Problem to work on: Leave the pictures out and quote every line from the start of the listing to the line with "const h = 579;", inclusive.

(Stored entries)
※ ※ ※
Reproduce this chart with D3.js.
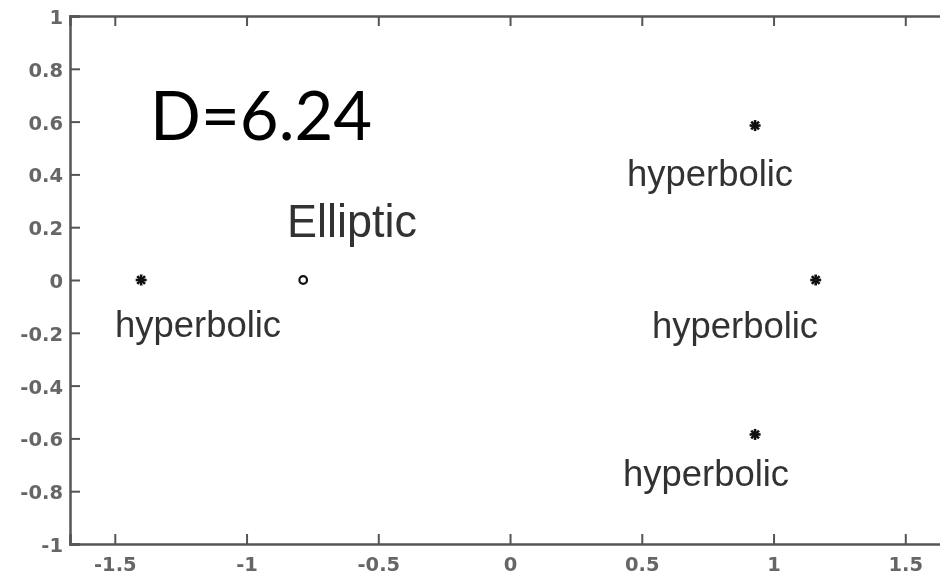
<!DOCTYPE html>
<html>
<head>
<meta charset="utf-8">
<script src="https://cdn.jsdelivr.net/npm/d3@7"></script>
<style>
	body { margin: 0; background: #fff; }
	svg { display: block; }
</style>
</head>
<body>
<div id="plot"></div>
<script>
	// Fixed points of the map for D=6.24

	const w = 940;
	const h = 579;

	const xTicks = [-1.5, -1, -0.5, 0, 0.5, 1, 1.5];
	const xTickLabels = ["-1.5", "-1", "-0.5", "0", "0.5", "1", "1.5"];
	const yTicks = [-1, -0.8, -0.6, -0.4, -0.2, 0, 0.2, 0.4, 0.6, 0.8, 1];
	const yTickLabels = ["-1", "-0.8", "-0.6", "-0.4", "-0.2", "0", "0.2", "0.4", "0.6", "0.8", "1"];

	const hyperbolicX = [-1.40, 0.93, 1.16, 0.93];
	const hyperbolicY = [0, 0.585, 0, -0.585];

	const ellipticX = [-0.785];
	const ellipticY = [0];

	const labelText = ["hyperbolic", "hyperbolic", "hyperbolic", "hyperbolic", "Elliptic"];
	const labelX = [-1.499, 0.444, 0.539, 0.429, -0.846];
	const labelY = [-0.216, 0.356, -0.22, -0.78, 0.163];

	const titleText = "D=6.24";
	const titleX = -1.366;
	const titleY = 0.53;

	let xScale = d3.scaleLinear()
		.domain([-1.67, 1.68])
		.range([70, 70 + 3.35 * 263.5]);

	let yScale = d3.scaleLinear()
		.domain([-1, 1])
		.range([544, 16]);

	const svg = d3.select("body")
		.select("div#plot")
		.append("svg")
		.attr("width", w)
		.attr("height", h);

	svg.append("rect")
		.attr("width", w)
		.attr("height", h)
		.attr("fill", "white");

	const defs = svg.append("defs");
	defs.append("filter")
		.attr("id", "soft")
		.append("feGaussianBlur")
		.attr("stdDeviation", 0.5);

	// axes (ticks pointing inward, like matlab)

	const axisColor = "#555";

	const bottomAxis = d3.axisBottom(xScale)
		.tickValues(xTicks)
		.tickSize(-10)
		.tickPadding(13)
		.tickFormat((d, i) => xTickLabels[i]);

	const topAxis = d3.axisTop(xScale)
		.tickValues(xTicks)
		.tickSize(-10)
		.tickFormat("");

	const leftAxis = d3.axisLeft(yScale)
		.tickValues(yTicks)
		.tickSize(-10)
		.tickPadding(7)
		.tickFormat((d, i) => yTickLabels[i]);

	const gx = svg.append("g")
		.attr("transform", `translate(0, ${yScale(-1)})`)
		.call(bottomAxis);

	const gt = svg.append("g")
		.attr("transform", `translate(0, ${yScale(1)})`)
		.call(topAxis);

	const gy = svg.append("g")
		.attr("transform", `translate(${xScale.range()[0]}, 0)`)
		.call(leftAxis);

	[gx, gt, gy].forEach(g => {
		g.select(".domain")
			.attr("stroke", axisColor)
			.attr("stroke-width", 2.5);
		g.selectAll(".tick line")
			.attr("stroke", axisColor)
			.attr("stroke-width", 2);
		g.selectAll(".tick text")
			.attr("fill", "#666")
			.attr("font-family", "DejaVu Sans")
			.attr("font-weight", "bold")
			.attr("font-size", 19.5)
			.attr("filter", "url(#soft)");
	});
	gy.selectAll(".tick text").attr("dy", "0.38em");

	// markers

	const pts = svg.append("g");

	pts.selectAll("g.hyp")
		.data(hyperbolicX)
		.enter().append("g")
		.attr("class", "hyp")
		.attr("transform", (d, i) => `translate(${xScale(d)}, ${yScale(hyperbolicY[i])})`)
		.each(function () {
			const g = d3.select(this);
			[0, 45, 90, 135].forEach(a => {
				g.append("line")
					.attr("x1", -5.5).attr("x2", 5.5)
					.attr("y1", 0).attr("y2", 0)
					.attr("transform", `rotate(${a})`)
					.attr("stroke", "#111")
					.attr("stroke-width", 2.6);
			});
		});

	pts.selectAll("circle.ell")
		.data(ellipticX)
		.enter().append("circle")
		.attr("class", "ell")
		.attr("cx", d => xScale(d))
		.attr("cy", (d, i) => yScale(ellipticY[i]))
		.attr("r", 3.8)
		.attr("fill", "none")
		.attr("stroke", "#111")
		.attr("stroke-width", 2.2);

	// labels

	svg.append("g")
		.selectAll("text")
		.data(labelText)
		.enter().append("text")
		.attr("x", (d, i) => xScale(labelX[i]))
		.attr("y", (d, i) => yScale(labelY[i]))
		.attr("font-family", "Liberation Sans, Arial, sans-serif")
		.attr("font-size", d => d == "Elliptic" ? 46 : 36)
		.attr("fill", "#333")
		.attr("filter", "url(#soft)")
		.attr("textLength", d => d == "Elliptic" ? 130 : 166)
		.attr("lengthAdjust", "spacingAndGlyphs")
		.text(d => d);

	svg.append("text")
		.attr("x", xScale(titleX))
		.attr("y", yScale(titleY))
		.attr("font-family", "Lato, sans-serif")
		.attr("font-size", 68)
		.attr("fill", "#000")
		.attr("textLength", 222)
		.attr("lengthAdjust", "spacingAndGlyphs")
		.text(titleText);
</script>
</body>
</html>
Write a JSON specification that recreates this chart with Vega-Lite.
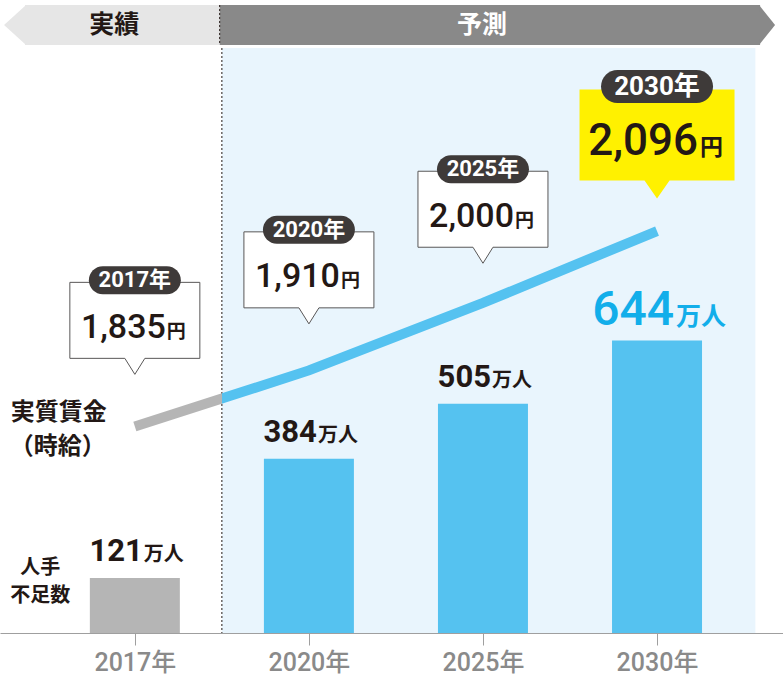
※ ※ ※
Solution:
Reproduce this chart with D3.js.
<!DOCTYPE html>
<html>
<head>
<meta charset="utf-8">
<script src="https://cdn.jsdelivr.net/npm/d3@7"></script>
<style>
	body { margin: 0; background: #fff; }
	svg { display: block; }
</style>
</head>
<body>
<div id="plot"></div>
<script>
	// Fixed points of the map for D=6.24

	const w = 940;
	const h = 579;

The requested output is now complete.